Sadly after an emergency visit to the vet yesterday as Pusskins was not able to walk on one hind leg, she deterioated and collasped this morning.  There was no pupil reaction when light shone in them and the vet couldn't find a pulse in the affected leg  I was left with no other decision than to let her go.

My sons are beside themselves, just when you think you're ok, they burst into tears again, it's heartbreaking.  Eldest has gone to bed in our bed tonight as his won't feel the same without her with him.  

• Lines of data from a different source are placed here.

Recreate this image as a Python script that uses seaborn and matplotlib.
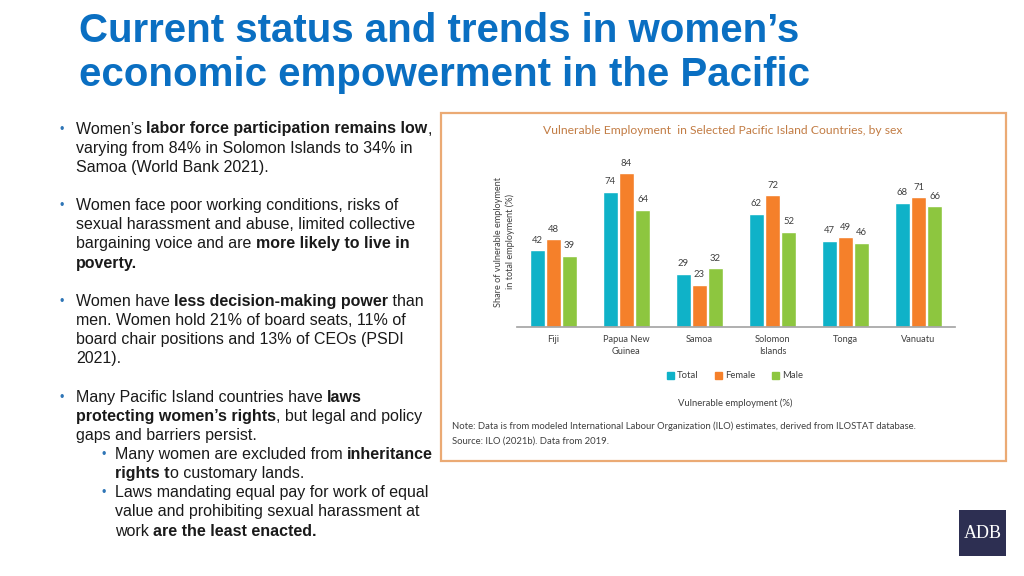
import matplotlib
matplotlib.use("Agg")
import matplotlib.pyplot as plt
from matplotlib.patches import Rectangle
import pandas as pd
import seaborn as sns

countries = ["Fiji", "Papua New\nGuinea", "Samoa", "Solomon\nIslands", "Tonga", "Vanuatu"]
total = [42, 74, 29, 62, 47, 68]
female = [48, 84, 23, 72, 49, 71]
male = [39, 64, 32, 52, 46, 66]
series = ["Total", "Female", "Male"]
colors = ["#0FB2C8", "#F5802A", "#8DC63F"]

title_lines = ["Current status and trends in women\u2019s",
               "economic empowerment in the Pacific"]

# bullet text: (level, [(text, bold), ...]) per line; level None = continuation
bullets = [
    (0, [("Women\u2019s ", False), ("labor force participation remains low", True), (",", False)]),
    (None, [("varying from 84% in Solomon Islands to 34% in", False)]),
    (None, [("Samoa (World Bank 2021).", False)]),
    ("gap", []),
    (0, [("Women face poor working conditions, risks of", False)]),
    (None, [("sexual harassment and abuse, limited collective", False)]),
    (None, [("bargaining voice and are ", False), ("more likely to live in", True)]),
    (None, [("poverty.", True)]),
    ("gap", []),
    (0, [("Women have ", False), ("less decision-making power", True), (" than", False)]),
    (None, [("men. Women hold 21% of board seats, 11% of", False)]),
    (None, [("board chair positions and 13% of CEOs (PSDI", False)]),
    (None, [("2021).", False)]),
    ("gap", []),
    (0, [("Many Pacific Island countries have ", False), ("laws", True)]),
    (None, [("protecting women\u2019s rights", True), (", but legal and policy", False)]),
    (None, [("gaps and barriers persist.", False)]),
    (1, [("Many women are excluded from ", False), ("inheritance", True)]),
    (1.5, [("rights t", True), ("o customary lands.", False)]),
    (1, [("Laws mandating equal pay for work of equal", False)]),
    (1.5, [("value and prohibiting sexual harassment at", False)]),
    (1.5, [("work ", False), ("are the least enacted.", True)]),
]

W, H = 1024, 576


def fx(x):
    return x / W


def fy(y):
    return 1 - y / H


def main() -> None:
    sns.set_theme(style="white")
    plt.rcParams["font.family"] = ["Liberation Sans", "DejaVu Sans"]

    fig = plt.figure(figsize=(10.24, 5.76), dpi=100)
    fig.patch.set_facecolor("white")
    renderer = fig.canvas.get_renderer()

    # slide title
    for i, line in enumerate(title_lines):
        fig.text(fx(79), fy(42 + i * 44), line, fontsize=29, fontweight="bold",
                 color="#0A6FC2", va="baseline", ha="left")

    # bullet text
    y = 133.5
    for level, segs in bullets:
        if level == "gap":
            y += 19.15
            continue
        if level == 0:
            fig.text(fx(60), fy(y - 4), "\u2022", fontsize=9, color="#2E75B6", va="center")
            x = 76
        elif level == 1:
            fig.text(fx(101), fy(y - 4), "\u2022", fontsize=9, color="#2E75B6", va="center")
            x = 115
        elif level == 1.5:
            x = 115
        else:
            x = 76
        for txt, bold in segs:
            t = fig.text(fx(x), fy(y), txt, fontsize=11.5, color="#1A1A1A",
                         fontweight="bold" if bold else "normal", va="baseline", ha="left")
            x += t.get_window_extent(renderer).width
        y += 19.15

    # chart frame
    fig.patches.append(Rectangle((fx(441), fy(461)), fx(1006 - 441), (461 - 113) / H,
                                 transform=fig.transFigure, fill=False,
                                 edgecolor="#EBAA74", linewidth=1.6))

    chart_font = ["Lato", "DejaVu Sans"]
    fig.text(fx(723), fy(131), "Vulnerable Employment  in Selected Pacific Island Countries, by sex",
             fontsize=8.7, color="#C27C44", ha="center", va="center", family=chart_font)

    df = pd.DataFrame({
        "country": countries * 3,
        "sex": [s for s in series for _ in countries],
        "value": total + female + male,
    })

    ax = fig.add_axes([fx(517), fy(327), fx(955 - 517), (327 - 144) / H])
    sns.barplot(data=df, x="country", y="value", hue="sex", hue_order=series,
                palette=colors, saturation=1, width=0.66, gap=0.1, ax=ax, legend=False)
    ax.set_ylim(0, 100)
    ax.set_xlim(-0.5, 5.5)
    for c in ax.containers:
        ax.bar_label(c, fmt="%d", padding=4, fontsize=6.8, color="#404040", family=chart_font)
    for s in ["top", "right", "left"]:
        ax.spines[s].set_visible(False)
    ax.spines["bottom"].set_color("#A6A6A6")
    ax.set_yticks([])
    ax.set_xlabel("")
    ax.set_ylabel("Share of vulnerable employment\nin total employment (%)", fontsize=6.6,
                  color="#404040", family=chart_font, linespacing=1.3)
    ax.yaxis.set_label_coords(-0.004, 0.465)
    ax.tick_params(axis="x", length=0, pad=6, labelsize=6.7, labelcolor="#404040")
    for lab in ax.get_xticklabels():
        lab.set_family(chart_font)
        lab.set_linespacing(1.4)
        lab.set_va("top")

    handles = [Rectangle((0, 0), 1, 1, color=c) for c in colors]
    fig.legend(handles, series, loc="center", bbox_to_anchor=(fx(735), fy(376)), ncol=3,
               frameon=False, handlelength=0.75, handleheight=0.75, handletextpad=0.3,
               columnspacing=1.8, prop={"family": chart_font, "size": 6.8},
               labelcolor="#404040")

    fig.text(fx(735), fy(403), "Vulnerable employment (%)", fontsize=6.8, color="#404040",
             ha="center", va="center", family=chart_font)
    fig.text(fx(452), fy(426),
             "Note: Data is from modeled International Labour Organization (ILO) estimates, derived from ILOSTAT database.",
             fontsize=6.8, color="#404040", ha="left", va="center", family=chart_font)
    fig.text(fx(452), fy(441), "Source: ILO (2021b). Data from 2019.", fontsize=6.8,
             color="#404040", ha="left", va="center", family=chart_font)

    # ADB logo
    fig.patches.append(Rectangle((fx(959), fy(556)), fx(47), 46 / H, transform=fig.transFigure,
                                 facecolor="#2D2F52", edgecolor="none"))
    fig.text(fx(982.5), fy(534), "ADB", fontsize=13, color="white", ha="center", va="center",
             family=["Liberation Serif", "DejaVu Serif"])

    fig.savefig("out.png", dpi=100)


if __name__ == "__main__":
    main()
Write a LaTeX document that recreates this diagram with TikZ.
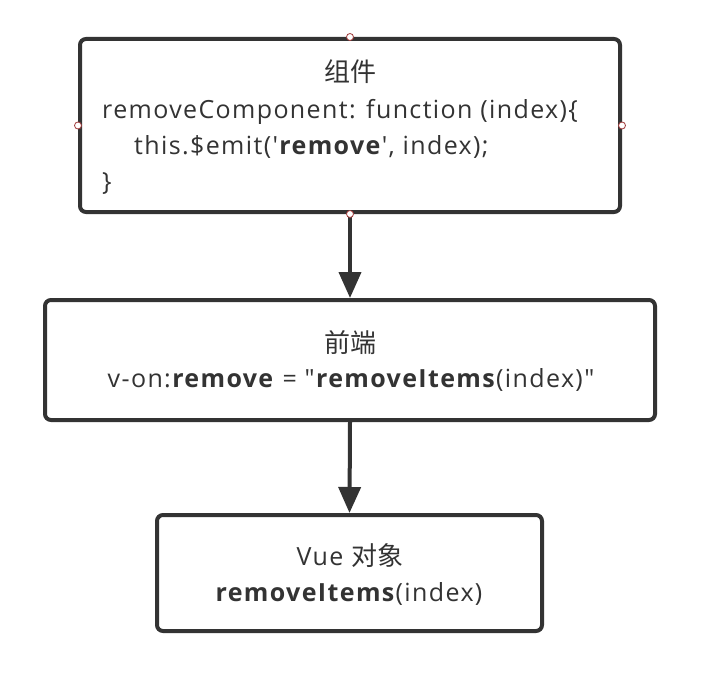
\documentclass[tikz,border=0pt]{standalone}
\usepackage{fontspec}
\setmainfont{Open Sans}[Ligatures=TeXOff, LetterSpace=5.5]
\newfontfamily\cjk{Noto Sans CJK SC}
\usetikzlibrary{arrows.meta}
\definecolor{ink}{HTML}{333333}
\definecolor{handle}{HTML}{A03A3A}
\newcommand{\cjkt}[1]{{\fontsize{26}{36}\cjk #1}}
\begin{document}
\begin{tikzpicture}[x=1pt,y=1pt,
  box/.style={draw=ink, line width=4pt, rounded corners=6pt, fill=white, inner sep=0pt},
  txt/.style={text=ink, inner sep=0pt, font=\fontsize{25}{36}\selectfont},
  conn/.style={draw=ink, line width=4pt, -{Triangle[length=26pt,width=22pt]}},
  hdl/.style={circle, draw=handle, fill=white, line width=0.8pt, minimum size=7pt, inner sep=0pt}
]
\useasboundingbox (0,0) rectangle (709,-674);
\fill[white] (0,0) rectangle (709,-674);

\node[box, minimum width=540pt, minimum height=173pt] (b1) at (350,-125.5) {};
\node[box, minimum width=610pt, minimum height=120pt] (b2) at (350,-360) {};
\node[box, minimum width=385pt, minimum height=116pt] (b3) at (349.5,-573) {};

\draw[conn] (b1.south) -- (b2.north);
\draw[conn] (b2.south) -- (b3.north);

\node[txt, anchor=base] (t1) at (350,-82) {\cjkt{组件}};
\node[txt, anchor=base west] (t2) at (102,-118) {removeComponent: function (index)\{};
\node[txt, anchor=base west] (t3) at (134,-154) {this.\$emit('\textbf{remove}', index);};
\node[txt, anchor=base west] (t4) at (102,-190) {\}};

\node[txt, anchor=base] (u1) at (350,-352) {\cjkt{前端}};
\node[txt, anchor=base] (u2) at (351,-387) {v-on:\textbf{remove} = "\textbf{removeItems}(index)"};

\node[txt, anchor=base] (v1) at (350,-565) {Vue \cjkt{对象}};
\node[txt, anchor=base] (v2) at (349,-601) {\textbf{removeItems}(index)};

\node[hdl] (h1) at (b1.north) {};
\node[hdl] (h2) at (b1.west) {};
\node[hdl] (h3) at (b1.east) {};
\node[hdl] (h4) at (b1.south) {};
\end{tikzpicture}
\end{document}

RIP my gorgeous girl.  Left in body, in our hearts forever. X


----------



## The Fuzzy Furry (30 April 2018)

Really sorry to read your sad news xx


----------



## Meowy Catkin (30 April 2018)

I'm so very, very sorry to read this, it's just completely heartbreaking to lose a well loved animal so suddenly, but you definitely did right by her.


----------



## BeckyFlowers (30 April 2018)

So sorry to hear this, its devastating isn't it.  Sending you some hugs xxx


----------



## WandaMare (30 April 2018)

So sorry to hear this, what a terrible shock for you all. Sending you hugs x


----------



## Lindylouanne (30 April 2018)

I'm so sorry, it's always sad when they are taken from us. Sending hugs xx


----------



## Rumtytum (1 May 2018)

Heartbreaking for all of you,  sending hugs too


----------



## pixie27 (1 May 2018)

So sorry, absolutely heartbreaking. Sending lots of hugs xx


----------



## splashgirl45 (1 May 2018)

so sorry, its devastating when its so sudden...hugs for all of you


----------



## Blanche (4 May 2018)

RIP Pusskins and hugs to all of you.


----------



## Sophire (4 May 2018)

So sorry, thinking of you all. x


----------



## Mrs B (4 May 2018)

So sorry - it's just awful when they have to leave us. 
Thinking of you and sleep tight, Pusskins.
xx


----------



## ozpoz (6 May 2018)

oh, I'm so sorry to read this.Thinking of you. x


----------